Short task :: Retype word for word the first line of the listing and each line after it up to the line with "const CURRENT_UNIT = 1e-4;", with the pictures taken out.

** Begin Dataset content **

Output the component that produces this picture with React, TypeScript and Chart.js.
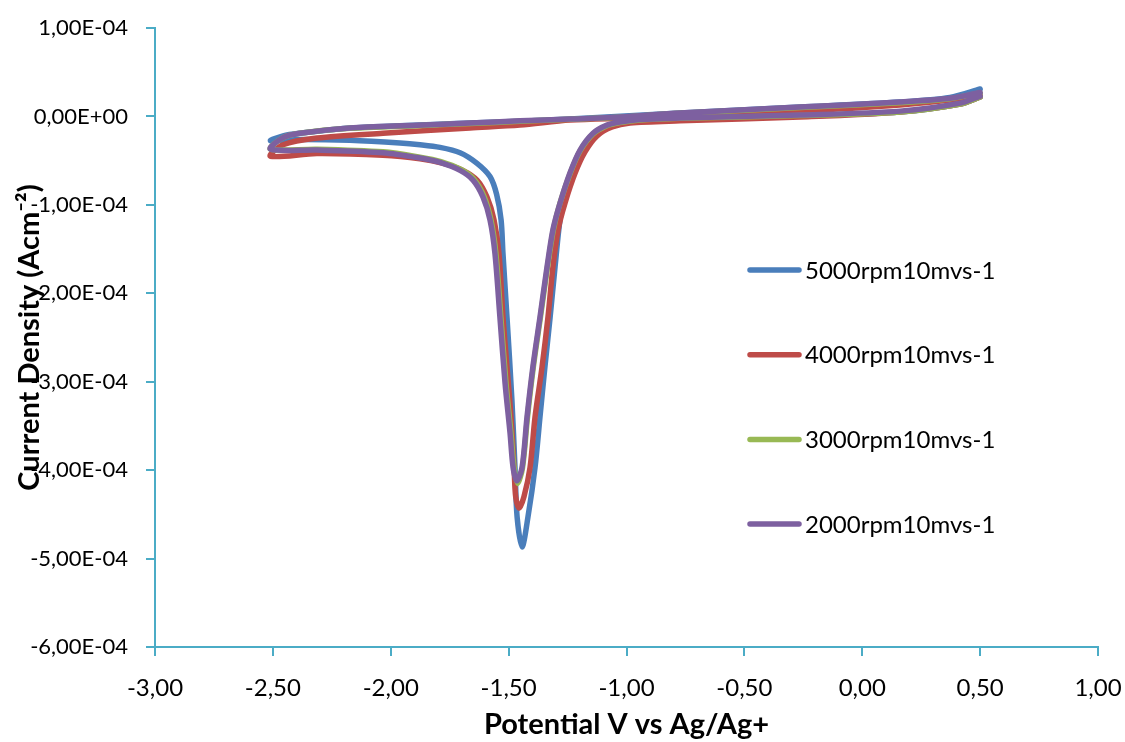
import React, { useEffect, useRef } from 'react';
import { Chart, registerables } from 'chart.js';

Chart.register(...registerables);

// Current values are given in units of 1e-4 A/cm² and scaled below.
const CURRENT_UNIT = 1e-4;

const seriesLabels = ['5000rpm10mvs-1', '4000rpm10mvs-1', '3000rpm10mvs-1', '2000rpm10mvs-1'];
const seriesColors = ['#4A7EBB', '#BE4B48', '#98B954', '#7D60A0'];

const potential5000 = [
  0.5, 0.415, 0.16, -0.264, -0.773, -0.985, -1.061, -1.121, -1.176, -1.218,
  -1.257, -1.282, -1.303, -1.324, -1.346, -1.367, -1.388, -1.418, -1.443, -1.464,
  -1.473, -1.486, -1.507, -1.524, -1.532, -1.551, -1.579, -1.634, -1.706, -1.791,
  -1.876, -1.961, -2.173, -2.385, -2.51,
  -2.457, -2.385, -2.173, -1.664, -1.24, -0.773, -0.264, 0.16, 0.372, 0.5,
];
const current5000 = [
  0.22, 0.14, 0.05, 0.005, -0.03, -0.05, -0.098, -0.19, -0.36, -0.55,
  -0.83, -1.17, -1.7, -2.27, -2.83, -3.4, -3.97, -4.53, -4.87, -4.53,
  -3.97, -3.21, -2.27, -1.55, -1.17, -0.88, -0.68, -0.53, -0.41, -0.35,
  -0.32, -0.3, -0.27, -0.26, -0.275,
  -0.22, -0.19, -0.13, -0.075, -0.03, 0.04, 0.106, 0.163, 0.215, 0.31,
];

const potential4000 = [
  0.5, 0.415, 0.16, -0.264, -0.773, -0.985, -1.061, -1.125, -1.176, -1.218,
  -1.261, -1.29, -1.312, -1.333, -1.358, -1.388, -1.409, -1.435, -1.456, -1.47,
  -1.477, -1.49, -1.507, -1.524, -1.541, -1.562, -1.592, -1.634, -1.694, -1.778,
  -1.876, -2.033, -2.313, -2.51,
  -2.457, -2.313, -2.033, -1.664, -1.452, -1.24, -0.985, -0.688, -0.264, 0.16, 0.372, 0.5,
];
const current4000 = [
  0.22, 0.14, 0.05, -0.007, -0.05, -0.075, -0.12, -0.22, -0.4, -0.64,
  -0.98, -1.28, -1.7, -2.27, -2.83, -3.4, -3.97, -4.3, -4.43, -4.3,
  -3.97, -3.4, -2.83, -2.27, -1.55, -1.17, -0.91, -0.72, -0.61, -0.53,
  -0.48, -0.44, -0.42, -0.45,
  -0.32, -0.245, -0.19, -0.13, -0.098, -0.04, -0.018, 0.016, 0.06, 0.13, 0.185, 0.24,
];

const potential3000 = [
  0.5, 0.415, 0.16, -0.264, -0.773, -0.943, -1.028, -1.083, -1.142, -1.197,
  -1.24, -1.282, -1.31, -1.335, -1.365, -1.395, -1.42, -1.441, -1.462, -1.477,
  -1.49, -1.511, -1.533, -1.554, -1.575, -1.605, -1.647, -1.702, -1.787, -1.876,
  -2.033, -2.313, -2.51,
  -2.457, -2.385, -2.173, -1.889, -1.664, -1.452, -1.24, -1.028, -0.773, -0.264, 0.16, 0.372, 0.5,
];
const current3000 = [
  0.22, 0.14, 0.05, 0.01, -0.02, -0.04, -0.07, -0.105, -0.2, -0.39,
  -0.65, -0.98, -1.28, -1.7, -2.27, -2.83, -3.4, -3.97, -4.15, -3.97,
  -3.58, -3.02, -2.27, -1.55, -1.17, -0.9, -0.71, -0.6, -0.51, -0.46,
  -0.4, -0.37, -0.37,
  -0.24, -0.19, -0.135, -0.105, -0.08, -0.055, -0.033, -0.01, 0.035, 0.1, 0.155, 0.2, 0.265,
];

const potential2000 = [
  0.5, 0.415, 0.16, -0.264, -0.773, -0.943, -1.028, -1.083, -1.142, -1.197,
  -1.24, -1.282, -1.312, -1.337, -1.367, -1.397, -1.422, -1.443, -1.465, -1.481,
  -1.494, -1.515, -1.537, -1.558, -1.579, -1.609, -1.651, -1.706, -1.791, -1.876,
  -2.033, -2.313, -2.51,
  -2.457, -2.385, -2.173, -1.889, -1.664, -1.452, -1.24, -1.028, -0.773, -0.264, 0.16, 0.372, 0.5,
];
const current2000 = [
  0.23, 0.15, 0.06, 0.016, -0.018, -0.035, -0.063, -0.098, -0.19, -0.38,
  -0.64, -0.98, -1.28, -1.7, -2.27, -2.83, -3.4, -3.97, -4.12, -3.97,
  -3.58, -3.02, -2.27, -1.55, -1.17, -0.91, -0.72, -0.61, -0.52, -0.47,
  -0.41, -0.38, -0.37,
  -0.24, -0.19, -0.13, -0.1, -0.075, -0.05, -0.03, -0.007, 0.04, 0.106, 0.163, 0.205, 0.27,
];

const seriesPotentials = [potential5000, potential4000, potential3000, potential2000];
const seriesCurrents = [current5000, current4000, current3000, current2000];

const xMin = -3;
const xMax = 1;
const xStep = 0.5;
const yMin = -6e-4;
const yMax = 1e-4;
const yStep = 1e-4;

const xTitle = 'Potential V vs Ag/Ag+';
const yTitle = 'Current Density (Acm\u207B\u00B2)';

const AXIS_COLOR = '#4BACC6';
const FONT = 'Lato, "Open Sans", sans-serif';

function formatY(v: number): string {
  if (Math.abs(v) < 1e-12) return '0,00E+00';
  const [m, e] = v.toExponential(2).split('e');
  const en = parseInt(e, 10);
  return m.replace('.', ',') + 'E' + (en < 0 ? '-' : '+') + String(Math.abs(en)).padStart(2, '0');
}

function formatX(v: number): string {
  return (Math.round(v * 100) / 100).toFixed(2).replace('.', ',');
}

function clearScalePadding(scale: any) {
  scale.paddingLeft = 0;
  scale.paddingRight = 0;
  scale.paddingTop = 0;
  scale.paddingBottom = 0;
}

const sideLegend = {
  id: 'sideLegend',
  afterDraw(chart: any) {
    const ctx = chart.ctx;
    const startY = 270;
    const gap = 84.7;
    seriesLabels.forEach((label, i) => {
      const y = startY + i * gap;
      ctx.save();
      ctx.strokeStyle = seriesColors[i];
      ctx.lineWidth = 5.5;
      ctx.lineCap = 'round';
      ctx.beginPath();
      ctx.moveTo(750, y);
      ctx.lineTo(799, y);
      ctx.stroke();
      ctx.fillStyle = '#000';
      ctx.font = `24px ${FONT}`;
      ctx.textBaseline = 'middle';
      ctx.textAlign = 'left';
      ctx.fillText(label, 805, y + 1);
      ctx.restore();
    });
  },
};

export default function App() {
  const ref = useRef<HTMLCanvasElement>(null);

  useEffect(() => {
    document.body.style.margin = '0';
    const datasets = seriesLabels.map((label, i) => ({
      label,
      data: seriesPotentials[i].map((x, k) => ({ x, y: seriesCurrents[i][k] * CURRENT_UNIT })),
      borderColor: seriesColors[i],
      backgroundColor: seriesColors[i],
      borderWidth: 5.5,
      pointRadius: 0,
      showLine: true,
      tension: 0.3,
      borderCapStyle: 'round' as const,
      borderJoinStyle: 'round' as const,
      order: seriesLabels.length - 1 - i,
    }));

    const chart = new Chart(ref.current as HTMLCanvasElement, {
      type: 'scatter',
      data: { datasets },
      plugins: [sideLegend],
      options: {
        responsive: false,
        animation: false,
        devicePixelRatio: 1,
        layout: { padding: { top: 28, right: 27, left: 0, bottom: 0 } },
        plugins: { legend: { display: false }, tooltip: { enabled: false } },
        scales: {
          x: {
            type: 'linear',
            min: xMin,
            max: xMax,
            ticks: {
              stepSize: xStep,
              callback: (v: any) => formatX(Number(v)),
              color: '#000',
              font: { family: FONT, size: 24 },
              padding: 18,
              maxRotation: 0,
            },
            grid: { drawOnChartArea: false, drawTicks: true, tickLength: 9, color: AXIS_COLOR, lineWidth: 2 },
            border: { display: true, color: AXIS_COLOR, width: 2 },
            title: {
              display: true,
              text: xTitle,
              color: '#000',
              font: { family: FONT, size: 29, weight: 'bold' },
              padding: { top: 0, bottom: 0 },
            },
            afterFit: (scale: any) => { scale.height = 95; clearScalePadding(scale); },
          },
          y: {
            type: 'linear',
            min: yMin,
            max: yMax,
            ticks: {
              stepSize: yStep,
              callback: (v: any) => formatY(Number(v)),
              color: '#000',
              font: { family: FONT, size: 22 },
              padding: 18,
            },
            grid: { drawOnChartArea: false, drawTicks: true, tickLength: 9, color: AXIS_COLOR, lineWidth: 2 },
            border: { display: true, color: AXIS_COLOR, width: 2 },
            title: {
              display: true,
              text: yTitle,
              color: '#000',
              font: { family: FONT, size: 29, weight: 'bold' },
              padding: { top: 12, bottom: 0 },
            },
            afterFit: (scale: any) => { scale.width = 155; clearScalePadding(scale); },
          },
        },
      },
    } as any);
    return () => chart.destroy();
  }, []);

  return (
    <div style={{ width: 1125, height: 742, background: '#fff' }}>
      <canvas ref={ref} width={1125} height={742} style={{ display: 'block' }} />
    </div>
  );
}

** End Dataset content **

Written solution ::
Output the component that produces this picture with React, TypeScript and Chart.js.
import React, { useEffect, useRef } from 'react';
import { Chart, registerables } from 'chart.js';

Chart.register(...registerables);

// Current values are given in units of 1e-4 A/cm² and scaled below.
const CURRENT_UNIT = 1e-4;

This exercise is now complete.